Last week, renowned German football club Bayern Munich announced a five-year football development and tourism promotion partnership with Rwanda. The partnership will see the club work specifically with Rwanda’s Ministry of Sports and Tourism to set up a football academy to strengthen the development of football.
In addition, the club will display Visit Rwanda branding on match day LED boards at the club’s 75,000-seater Allianz Arena as well as on the sleeves of the team’s jersey and different activities will be organised to promote tourism and investment opportunities in Rwanda. The new platinum partnership is aligned with the club’s long-term goals including helping Rwanda grow in sports by setting up projects for youth football.
There is no gainsaying that Rwanda’s unique landscapes have earned it the name ‘the Land of a Thousand Hills’ and over the past two decades, the country has experienced political and social stability supported by strong economic growth.
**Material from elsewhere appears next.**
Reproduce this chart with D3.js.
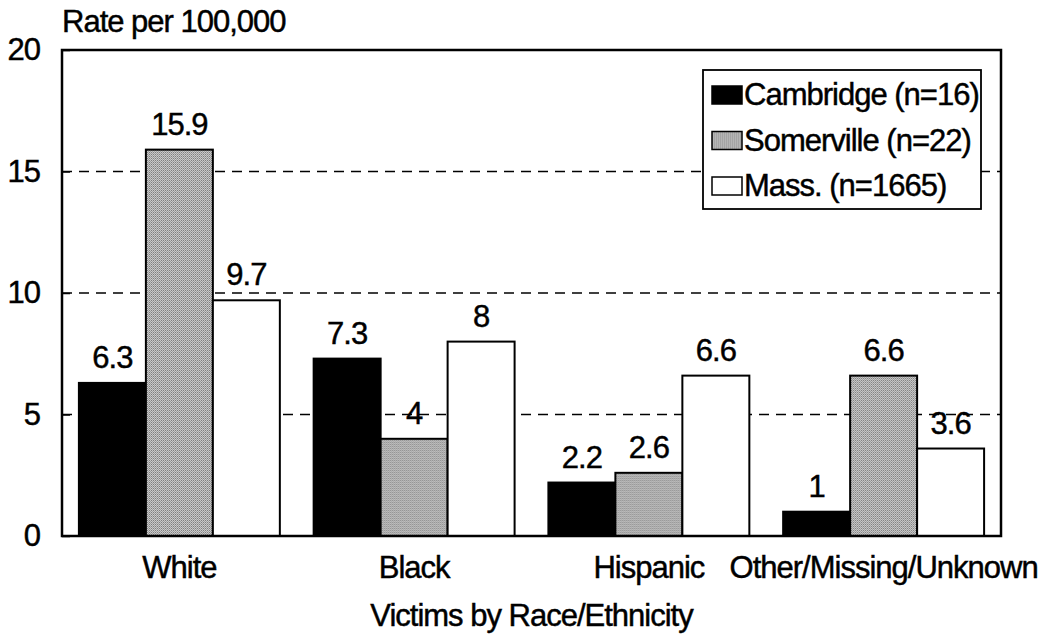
<!DOCTYPE html>
<html>
<head>
<meta charset="utf-8">
<script src="https://cdn.jsdelivr.net/npm/d3@7"></script>
<style>
  html, body { margin: 0; padding: 0; background: #fff; }
  svg text { font-family: Arial, "Liberation Sans", sans-serif; fill: #000; stroke: #000; stroke-width: 0.45px; letter-spacing: -1px; }
</style>
</head>
<body>
<svg id="chart" width="1044" height="636"></svg>
<script>
// Homicide victim rates by race/ethnicity
const categories = ["White", "Black", "Hispanic", "Other/Missing/Unknown"];
const seriesNames = ["Cambridge (n=16)", "Somerville (n=22)", "Mass. (n=1665)"];
const cambridge = [6.3, 7.3, 2.2, 1];
const somerville = [15.9, 4, 2.6, 6.6];
const mass = [9.7, 8, 6.6, 3.6];
const yTicks = [0, 5, 10, 15, 20];
const yTitle = "Rate per 100,000";
const xTitle = "Victims by Race/Ethnicity";

const seriesValues = [cambridge, somerville, mass];
const seriesFill = ["#000", "url(#dither)", "#fff"];

const svg = d3.select("#chart");
const margin = { left: 62, right: 43, top: 50, bottom: 100 };
const W = 1044, H = 636;
const plotW = W - margin.left - margin.right;
const plotH = H - margin.top - margin.bottom;
const FS = 31;

// gray dither fill
const defs = svg.append("defs");
const pat = defs.append("pattern").attr("id", "dither")
  .attr("width", 2).attr("height", 2).attr("patternUnits", "userSpaceOnUse");
pat.append("rect").attr("width", 2).attr("height", 2).attr("fill", "#d0d0d0");
pat.append("rect").attr("width", 1).attr("height", 1).attr("fill", "#777");
pat.append("rect").attr("x", 1).attr("y", 1).attr("width", 1).attr("height", 1).attr("fill", "#999");

const g = svg.append("g").attr("transform", `translate(${margin.left},${margin.top})`);

const x0 = d3.scaleBand().domain(categories).range([0, plotW])
  .paddingInner(0.144).paddingOuter(0.072);
const x1 = d3.scaleBand().domain(d3.range(seriesNames.length)).range([0, x0.bandwidth()]);
const y = d3.scaleLinear().domain([0, 20]).range([plotH, 0]);

// dashed gridlines
g.append("g").selectAll("line").data(yTicks.filter(t => t > 0 && t < 20)).join("line")
  .attr("x1", 0).attr("x2", plotW)
  .attr("y1", d => y(d)).attr("y2", d => y(d))
  .attr("stroke", "#000").attr("stroke-width", 1.5)
  .attr("stroke-dasharray", "10,7");

// y axis labels and inner ticks
const yAxis = d3.axisLeft(y).tickValues(yTicks).tickSize(-8).tickPadding(22);
const ya = g.append("g").call(yAxis);
ya.select(".domain").remove();
ya.selectAll(".tick line").attr("stroke", "#000").attr("stroke-width", 1.5);
ya.selectAll(".tick text").attr("font-size", FS).attr("fill", "#000")
  .style("font-family", "Arial, 'Liberation Sans', sans-serif");

// bars
const groups = g.append("g").selectAll("g").data(categories).join("g")
  .attr("transform", d => `translate(${x0(d)},0)`);

groups.selectAll("rect").data((c, ci) => seriesValues.map((vals, si) => ({ si, v: vals[ci] })))
  .join("rect")
  .attr("x", d => x1(d.si))
  .attr("width", x1.bandwidth())
  .attr("y", d => y(d.v))
  .attr("height", d => plotH - y(d.v))
  .attr("fill", d => seriesFill[d.si])
  .attr("stroke", "#000").attr("stroke-width", 2);

// value labels
groups.selectAll("text.val").data((c, ci) => seriesValues.map((vals, si) => ({ si, v: vals[ci] })))
  .join("text").attr("class", "val")
  .attr("x", d => x1(d.si) + x1.bandwidth() / 2)
  .attr("y", d => y(d.v) - 15)
  .attr("text-anchor", "middle")
  .attr("font-size", FS)
  .text(d => d.v);

// plot frame
g.append("rect").attr("x", 0).attr("y", 0).attr("width", plotW).attr("height", plotH)
  .attr("fill", "none").attr("stroke", "#000").attr("stroke-width", 2.5);

// x category labels
const xAxis = d3.axisBottom(x0).tickSize(0).tickPadding(0);
const xa = g.append("g").attr("transform", `translate(0,${plotH})`).call(xAxis);
xa.select(".domain").remove();
xa.selectAll(".tick text").attr("font-size", FS).attr("fill", "#000")
  .attr("dy", null).attr("y", 42)
  .style("font-family", "Arial, 'Liberation Sans', sans-serif");

// titles
svg.append("text").attr("x", 62).attr("y", 32).attr("font-size", FS).text(yTitle);
svg.append("text").attr("x", margin.left + plotW / 2).attr("y", 626)
  .attr("text-anchor", "middle").attr("font-size", FS).text(xTitle);

// legend
const lg = svg.append("g").attr("transform", "translate(703,70)");
lg.append("rect").attr("width", 278).attr("height", 139)
  .attr("fill", "#fff").attr("stroke", "#000").attr("stroke-width", 1.8);
const rows = lg.selectAll("g.row").data(seriesNames).join("g").attr("class", "row")
  .attr("transform", (d, i) => `translate(9,${25 + i * 45.5})`);
rows.append("rect").attr("x", 0).attr("y", -9).attr("width", 30).attr("height", 18)
  .attr("fill", (d, i) => seriesFill[i]).attr("stroke", "#000").attr("stroke-width", 1.5);
rows.append("text").attr("x", 32).attr("y", 10).attr("font-size", FS).text(d => d);
</script>
</body>
</html>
By partnering with FC Bayern Munich, which is the largest sports club in the world and one of the most successful in Europe, this easily puts Rwanda a cut above the rest in the continent.
Adding onto the fact that Rwanda Tourism has a running contract with Arsenal Football Club should be the reason why a country such as Kenya, which has comparatively many tourist attraction sites, should be a subject of debate for missing such an opportunity.
Unlike Rwanda which only boasts of Gorilla sanctuaries at Virunga Mountains and which attract a sizeable number of foreigners, Kenya takes pride in having the Maasai Mara Game Reserve and many other attraction sites.
This thus begets the question as to why our own Ministries of Sports and Tourism were beaten by its Rwanda counterparts to lure big football names to improve the sports tourism landscape.
In essence, Kenya is only famous for the Magical Kenya Open, a four-day golf tournament that features top local and world professionals. Kenya should also emulate the move and activate aggressive marketing through sports both locally and beyond the borders to advertise what the country boasts of as the cradle of mankind and it will certainly impact the economy.